Olson bertanya-tanya apakah Schmitz memang benar ketika mengatakan bahwa Francis "mencoba untuk melunakkan ajaran Gereja." "Secara pribadi, saya tidak melihat penafsiran lain diluar kesimpulan itu. Lebih dari itu, jika Francis tak pernah berniat mengubah atau melunakkan ajaran Gereja, mengapa dia selalu tergantung secara berkelanjutan kepada Kardinal Kasper dan pejabat Gereja Jerman lainnya, pada dua Sinode yang lalu, yang menimbulkan kebingungan besar, tingkah laku dan sikap yang berlebihan, isyarat-isyarat dan gerak tubuh aneh yang tak ada habisnya, bersikap marah pada kesimpulan dari Sinode 2015, sikap ambigu yang menyiksa dan terencana pada pasal 8 dari Amoris Laetitia, dan sebagainya?" demikian tulisnya.
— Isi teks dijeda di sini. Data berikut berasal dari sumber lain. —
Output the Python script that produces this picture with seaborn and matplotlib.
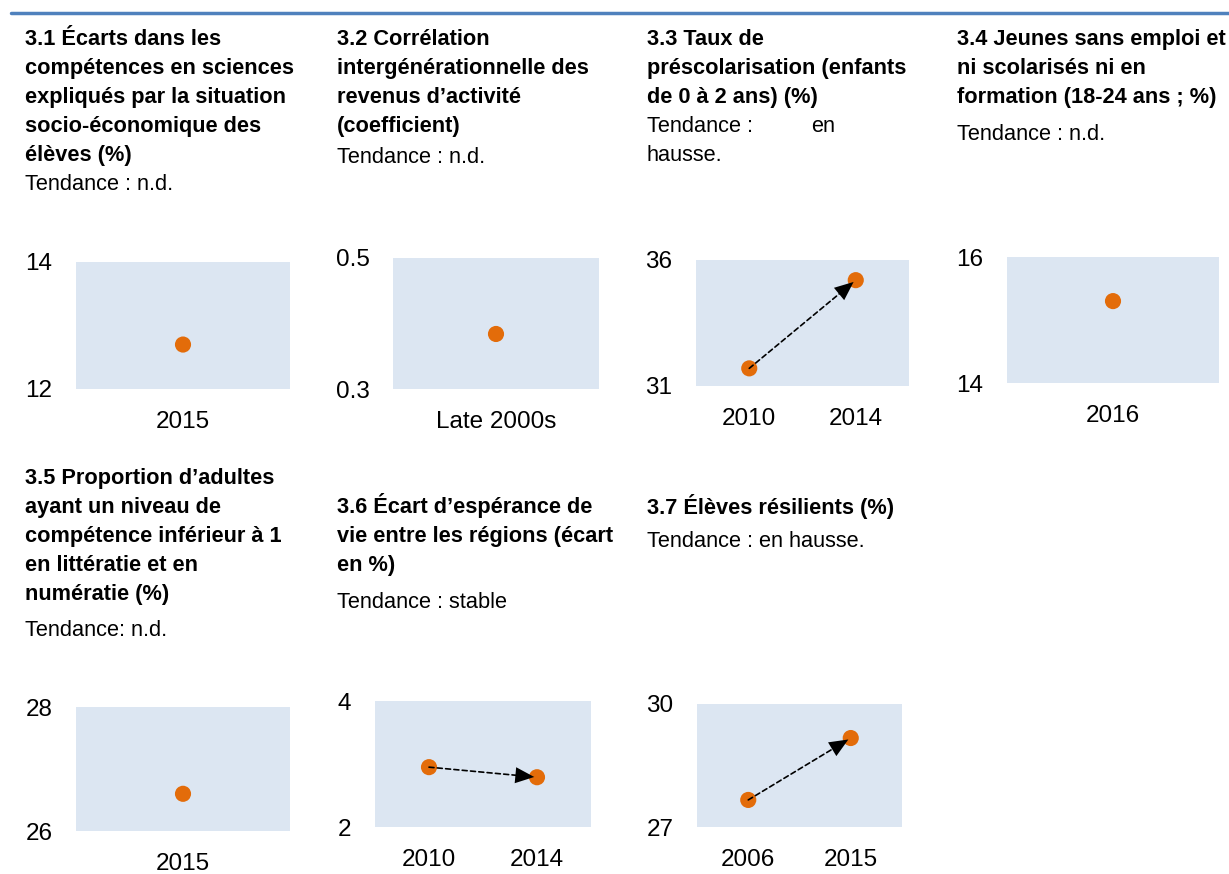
import matplotlib.pyplot as plt
import seaborn as sns
import pandas as pd
from matplotlib.lines import Line2D

# --- data ---
years_31 = ['2015']
vals_31 = [12.7]
years_32 = ['Late 2000s']
vals_32 = [0.384]
years_33 = ['2010', '2014']
vals_33 = [31.7, 35.2]
years_34 = ['2016']
vals_34 = [15.3]
years_35 = ['2015']
vals_35 = [26.6]
years_36 = ['2010', '2014']
vals_36 = [2.95, 2.79]
years_37 = ['2006', '2015']
vals_37 = [27.66, 29.17]

ylims = {
    '3.1': (12, 14), '3.2': (0.3, 0.5), '3.3': (31, 36), '3.4': (14, 16),
    '3.5': (26, 28), '3.6': (2, 4), '3.7': (27, 30),
}

titles = {
    '3.1': ['3.1 Écarts dans les', 'compétences en sciences', 'expliqués par la situation',
            'socio-économique des', 'élèves (%)'],
    '3.2': ['3.2 Corrélation', 'intergénérationnelle des', 'revenus d’activité', '(coefficient)'],
    '3.3': ['3.3 Taux de', 'préscolarisation (enfants', 'de 0 à 2 ans) (%)'],
    '3.4': ['3.4 Jeunes sans emploi et', 'ni scolarisés ni en', 'formation (18-24 ans ; %)'],
    '3.5': ['3.5 Proportion d’adultes', 'ayant un niveau de', 'compétence inférieur à 1',
            'en littératie et en', 'numératie (%)'],
    '3.6': ['3.6 Écart d’espérance de', 'vie entre les régions (écart', 'en %)'],
    '3.7': ['3.7 Élèves résilients (%)'],
}
trends = {
    '3.1': ['Tendance : n.d.'], '3.2': ['Tendance : n.d.'], '3.3': ['Tendance :', 'hausse.'],
    '3.4': ['Tendance : n.d.'], '3.5': ['Tendance: n.d.'], '3.6': ['Tendance : stable'],
    '3.7': ['Tendance : en hausse.'],
}

series = {
    '3.1': (years_31, vals_31), '3.2': (years_32, vals_32), '3.3': (years_33, vals_33),
    '3.4': (years_34, vals_34), '3.5': (years_35, vals_35), '3.6': (years_36, vals_36),
    '3.7': (years_37, vals_37),
}

# --- layout (pixels) ---
W, H = 1229, 874
# key: (text x, first baseline, trend baseline, axes left, top, right, bottom)
layout = {
    '3.1': (25, 45, 190, 76, 262, 290, 389),
    '3.2': (337, 45, 163, 393, 258, 599, 389),
    '3.3': (647, 45, 132, 696, 260, 909, 386),
    '3.4': (957, 45, 140, 1007, 257, 1219, 383),
    '3.5': (25, 484, 636, 76, 707, 290, 831),
    '3.6': (337, 513, 608, 375, 701, 591, 827),
    '3.7': (647, 514, 547, 697, 704, 902, 827),
}
LINE = 29
FS = 15.7

sns.set_style('white')
plt.rcParams['font.family'] = ['Liberation Sans', 'DejaVu Sans']
plt.rcParams['text.color'] = 'black'

BG = '#DCE6F2'
ORANGE = '#E36C0A'
HEAD = '-|>,head_length=0.4,head_width=0.17'

fig = plt.figure(figsize=(W / 100, H / 100), dpi=100)

# blue rule on top
fig.add_artist(Line2D([11 / W, 1], [1 - 13 / H, 1 - 13 / H], color='#4F81BD', lw=2.5))

for key, (tx, ty, trend_y, l, t, r, b) in layout.items():
    for i, line in enumerate(titles[key]):
        fig.text(tx / W, 1 - (ty + i * LINE) / H, line, fontsize=FS, fontweight='bold',
                 va='baseline', ha='left', color='black')
    for i, line in enumerate(trends[key]):
        fig.text(tx / W, 1 - (trend_y + i * LINE) / H, line, fontsize=FS,
                 va='baseline', ha='left', color='black')
    if key == '3.3':
        fig.text(811 / W, 1 - trend_y / H, 'en', fontsize=FS, va='baseline', ha='left',
                 color='black')

    ax = fig.add_axes([l / W, 1 - b / H, (r - l) / W, (b - t) / H])
    ax.set_facecolor(BG)
    years, vals = series[key]
    df = pd.DataFrame({'year': years, 'value': vals})
    sns.scatterplot(data=df, x='year', y='value', ax=ax, color=ORANGE, s=135,
                    edgecolor='none', zorder=3, legend=False)
    if len(years) == 2:
        # dashed shaft
        ax.annotate('', xy=(1, vals[1]), xytext=(0, vals[0]),
                    arrowprops=dict(arrowstyle='-', color='black', lw=1.2,
                                    linestyle=(0, (3, 2)), shrinkA=0, shrinkB=14),
                    zorder=4)
        # solid filled head
        ax.annotate('', xy=(1, vals[1]), xytext=(0, vals[0]),
                    arrowprops=dict(arrowstyle=HEAD, facecolor='black', edgecolor='none',
                                    lw=0, mutation_scale=34, shrinkA=0, shrinkB=2),
                    zorder=4)
    lo, hi = ylims[key]
    ax.set_ylim(lo, hi)
    ax.set_xlim(-0.5, len(years) - 0.5)
    ax.set_yticks([lo, hi])
    ax.set_yticklabels([f'{v:g}' for v in (lo, hi)])
    ax.set_xlabel('')
    ax.set_ylabel('')
    ax.tick_params(axis='both', length=0, labelsize=17.5, colors='black')
    ax.tick_params(axis='y', pad=17)
    ax.tick_params(axis='x', pad=16)
    for s in ax.spines.values():
        s.set_visible(False)

fig.savefig('out.png', dpi=100)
"Sangat disayangkan - memang, sangat menyakitkan – jika menyaksikan kebingungan, kekacauan, dan frustrasi yang sering dilakukan oleh Bahtera Petrus, bukannya memberikan penghiburan, kenyamanan, tempat bernaung serta kejelasan di tengah gelombang hitam di dunia ini yang semakin bergejolak dan bermusuhan saat ini.” demikian dia menyimpulkan.